Broadly speaking, the invention relates to open-system interconnection environments as is shown in the attached FIG. 4. The term "open-system interconnection (OSI)t" qualifies standards for the exchange of information among systems, that are "open" to one another for this purpose by virtue of their mutual use of the applicable standards. Thus, the open-system interconnection environment is an abstract representation of the set of concepts, elements, functions, services, protocols etc. and is defined by a OSI-reference model and the derived specific standards, which, when applied to the configuration in FIG. 4, enable communications among the open systems A, B, C, S.
In the concept of OSI, a real system is a set of one or more computers, associated software, peripherals, terminals, human operators, physical processes, information transfer means etc. that forms an autonomous unit capable of performing information processing and/or information transfer. The "application process" is an element within a real open system, which performs the information processing for a particular application and some examples of application processes which are applicable to the open system definition are a FORTRAN program executing in a computer center and accessing a remote database or a process control program executing in a dedicated computer attached to some industrial equipment. Furthermore, as is shown in FIG. 4, the physical media for open systems interconnection provides the means for the transfer of information between the open systems.
To allow an interconnection of the real open systems, use is made of abstract models, which, however, find their equivalent in hardware or software realizations. A widespread standard is the OSI RM-international standards--organization open systems interconnection reference model--, which uses a layered architecture for interconnection as is shown in FIG. 5.
As is seen in FIG. 5, the concept of layering in cooperating open systems is based on the idea of introducing several communication layers from the physical media, wherein the highest layer is provided for interconnecting to a running application. Thus, each layer, which interconnects specific entities (services) of the respective open systems may be regarded as a "layer communication means". As is seen in FIG. 6, the individual entities within one layer communicate via the use of the (N)-protocol.
Thus, in such conventional data-communication systems, the communication requirements from the application into data streams in the lower layers is translated. In this translation process, each layer inserts a specific portion of intelligence which is specific to this layer's functionality.
Since data communication in advanced environments does include transfer over wireless systems and furthermore, system integration efforts lead to a decoupling of actual bearer capabilities and higher abstract (data) communication services, it will soon be common to use various networks for various data transmission services of one application simultaneously. It is obvious that the layered architecture described above is particularly advantageous, since the focus is on seamless roaming without the need to give the end-user any feedback about the actual used transmission media.

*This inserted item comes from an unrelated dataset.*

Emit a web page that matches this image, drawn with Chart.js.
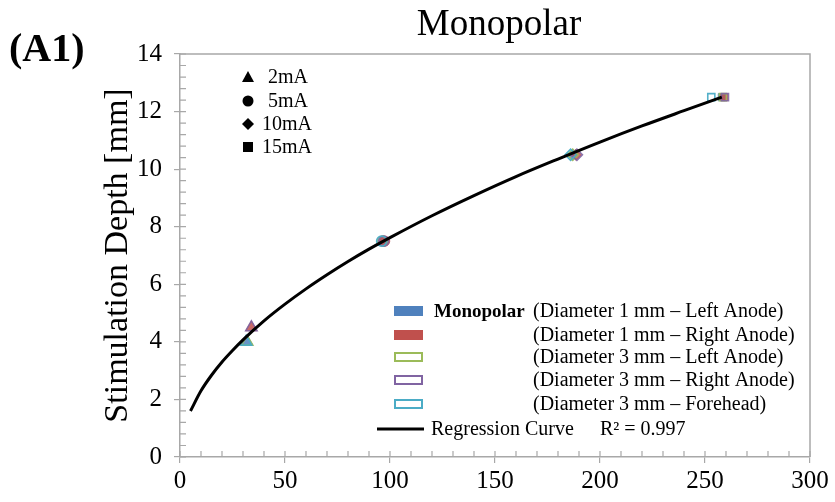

FIG. 7 shows an architecture with seven layers on top of the physical media. As aforesaid, within each layer, the "layer communication means" uses layer-specific parameters for the exchange of information to its peer-layer. Such layer-specific parameters are e.g. single transmission related parameters, such as the expected transmission delay, probability of corruption, probability of loss or duplication, probability of wrong delivery, cost, protection from unauthorized access and priority, multiple transmission related parameters like the expected throughput and the probability of out-of-sequence delivery or connection-mode parameters such as connection establishment delay, connection establishment failure probability, connection release delay, connection release failure probability and connection resilients. Such layer-specific parameters may be summarized as "quality of service (QOS) parameters".
Since the layered architecture of transmission protocols is structured in a top-down way, service access points SAP (a service access interface) are needed to request/use a service from a layer of the next lower order by the layer on top of it. The lower order layer then provides the service to the layer of higher order. FIG. 8 shows such service access interfaces between two layers N, N+1 to interconnect the respective entities in the layers. Here, the service access interfaces may connect entities which lie in the same open system or in fact in two different open systems.
As is further shown in FIG. 10, 11, the current architecture uses the service access interfaces SAP between two layers in order to request a service through the services access interface, whilst the lower layer provides the service to the higher layer. In order to establish communication within each layer (or in each layer communication means), the layer-specific parameters are used. In FIG. 10, the individual layers are illustrated as rectangular blocks, however, it should be understood that they comprise the configuration of FIG. 7, i.e. the exchange of information between two open systems A, B via the use of protocols and the layer-specific parameters.